In multinational environments, flows can show when European branch traffic is hairpinning through a US data center instead of breaking out locally, adding latency and cost.
6) Security signals that overlap with operations
Security tools are specialized, but network monitoring should still track operationally relevant security indicators:
- Firewall session counts and drops: sudden increases may precede outages.
- VPN authentication failures: spikes can indicate an IdP issue or brute force attempts.
- DNS anomalies: unusual NXDOMAIN rates or requests to suspicious domains.
- Certificate and TLS expiration: expired certificates look like network failures to users.
Keep these signals focused on availability and incident response. Deep threat hunting belongs in SIEM and EDR, but network monitoring should provide early warnings that security posture changes are about to affect service.
How to choose metrics and thresholds that do not create alert fatigue
Good network monitoring is not “alert on everything.” Use a tiered approach:
- Business critical services: strict thresholds and fast paging. Examples: payment processing, warehouse scanning, and core VPN.
- Important but tolerant services: ticket based alerts during business hours. Examples: internal file shares or non critical APIs.
- Informational signals: dashboards and weekly reports, not alerts. Examples: slow growth in utilization.
Set thresholds using baselines per site. A 60 ms baseline from Los Angeles to a cloud region may be normal, while 60 ms inside a campus network in Atlanta is not. Combine static thresholds with anomaly detection where feasible, but ensure the model can be explained to operators.
Where to monitor from: viewpoints that match the business
Place monitoring probes or agents in the same places users work and applications live:
- Key offices and warehouses: for example, a probe in a Tokyo branch and another in an Osaka warehouse if both have separate ISPs.
- Data centers and cloud regions: monitor inside each region that hosts critical workloads, such as Dublin, Frankfurt, or Northern Virginia.
- Remote access edges: VPN concentrators, ZTNA gateways, and SASE points of presence.
This approach helps isolate whether a problem is local LAN, WAN, cloud ingress, or SaaS. It also provides concrete evidence when engaging ISPs or cloud providers.

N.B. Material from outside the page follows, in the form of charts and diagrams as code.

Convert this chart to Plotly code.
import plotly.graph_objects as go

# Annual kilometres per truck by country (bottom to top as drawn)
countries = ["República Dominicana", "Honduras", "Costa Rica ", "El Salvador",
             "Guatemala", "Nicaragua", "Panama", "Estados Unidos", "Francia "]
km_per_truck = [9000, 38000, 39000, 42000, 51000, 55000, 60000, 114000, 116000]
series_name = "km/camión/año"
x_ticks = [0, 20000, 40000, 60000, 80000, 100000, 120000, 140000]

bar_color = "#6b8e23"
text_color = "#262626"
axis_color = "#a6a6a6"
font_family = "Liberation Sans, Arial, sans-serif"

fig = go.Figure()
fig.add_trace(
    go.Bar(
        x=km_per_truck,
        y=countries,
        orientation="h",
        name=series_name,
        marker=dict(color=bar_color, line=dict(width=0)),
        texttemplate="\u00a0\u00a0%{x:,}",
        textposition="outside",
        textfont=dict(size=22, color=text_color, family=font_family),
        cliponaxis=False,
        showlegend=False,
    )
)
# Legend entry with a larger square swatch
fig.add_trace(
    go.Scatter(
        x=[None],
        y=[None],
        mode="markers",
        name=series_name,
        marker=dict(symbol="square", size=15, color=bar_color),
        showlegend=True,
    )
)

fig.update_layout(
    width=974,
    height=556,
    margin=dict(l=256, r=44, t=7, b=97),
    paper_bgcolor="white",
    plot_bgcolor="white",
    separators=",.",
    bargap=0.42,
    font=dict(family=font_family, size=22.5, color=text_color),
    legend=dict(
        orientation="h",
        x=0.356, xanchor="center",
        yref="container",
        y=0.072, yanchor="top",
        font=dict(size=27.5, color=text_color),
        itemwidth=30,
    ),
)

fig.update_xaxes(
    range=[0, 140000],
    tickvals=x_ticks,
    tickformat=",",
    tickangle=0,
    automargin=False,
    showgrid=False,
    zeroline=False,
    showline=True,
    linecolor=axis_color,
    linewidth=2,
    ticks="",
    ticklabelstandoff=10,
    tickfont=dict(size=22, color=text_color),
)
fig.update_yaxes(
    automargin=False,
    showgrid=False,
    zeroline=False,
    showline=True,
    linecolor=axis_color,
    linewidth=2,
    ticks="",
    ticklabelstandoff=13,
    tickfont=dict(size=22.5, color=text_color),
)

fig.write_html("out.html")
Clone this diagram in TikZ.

A practical rollout plan for network monitoring
If you are starting or rebuilding, focus on a staged rollout:
- Inventory and map: identify critical devices, circuits, and applications. Build a simple dependency map.
- Implement basic health: up/down, interface state, and key CPU and memory metrics for core devices.
- Add performance probes: latency, loss, jitter, and synthetic application checks from key locations.
- Enable flow visibility: at WAN edges and data center cores to explain congestion and unusual traffic.
- Refine alerting: remove noisy alerts, tune thresholds, and document runbooks for common incidents.
Build reports that matter to stakeholders: uptime, mean time to detect, mean time to resolve, and the top causes of user impact by region. This is where network monitoring becomes a management tool, not just an engineering dashboard.
Professional closing
Network monitoring is most effective when it tracks what the business actually experiences: availability, performance, capacity, device stability, and the security signals that predict outages. By monitoring from the right geographic viewpoints and focusing on metrics that explain user impact, teams can reduce downtime, speed troubleshooting, and plan upgrades with confidence. If you align telemetry, thresholds, and reporting to your services and regions, network monitoring becomes a dependable foundation for resilient operations.
Frequently Asked Questions
What is the difference between network monitoring and application monitoring?
What is the difference between network monitoring and application monitoring?
Network monitoring focuses on reachability, latency, loss, jitter, utilization, and device health across routers, switches, firewalls, Wi Fi, and WAN links. Application monitoring focuses on code level and service metrics like response times, errors, and database calls. Use network monitoring to prove whether the network path is the bottleneck before escalating to app teams.
Which metrics should I track first if I have limited time?
Which metrics should I track first if I have limited time?
Start network monitoring with device and interface availability, WAN latency and packet loss between key sites, and VPN tunnel status. Add CPU and memory for firewalls and routers, then basic synthetic checks for critical web apps and DNS. These signals quickly identify outages, unstable links, and common performance issues without complex setup.
How often should network monitoring poll devices and links?
How often should network monitoring poll devices and links?
For most environments, poll critical interface counters and device health every 60 seconds and use 5 minute rollups for reporting. For latency and loss probes, 10 to 30 second intervals can improve detection of intermittent issues. Tune network monitoring by link criticality and scale so polling does not overload devices or collectors.
Do I need packet capture for effective network monitoring?
Do I need packet capture for effective network monitoring?
Not always. Network monitoring can be highly effective with metrics, logs, and flow records, especially for capacity and reachability. Use packet capture selectively for hard problems like retransmissions, MTU issues, or TLS handshake failures. Keep captures time bounded and targeted to a circuit, VLAN, or endpoint to avoid noise and storage sprawl.
How can network monitoring help when users say “the internet is slow”?
How can network monitoring help when users say “the internet is slow”?
Network monitoring can separate local issues from upstream problems by comparing latency, loss, DNS timing, and SaaS reachability from multiple locations. If only one office shows loss, the LAN or ISP is likely at fault. If all regions degrade simultaneously, it may be a cloud, DNS, or security gateway issue supported by monitoring evidence.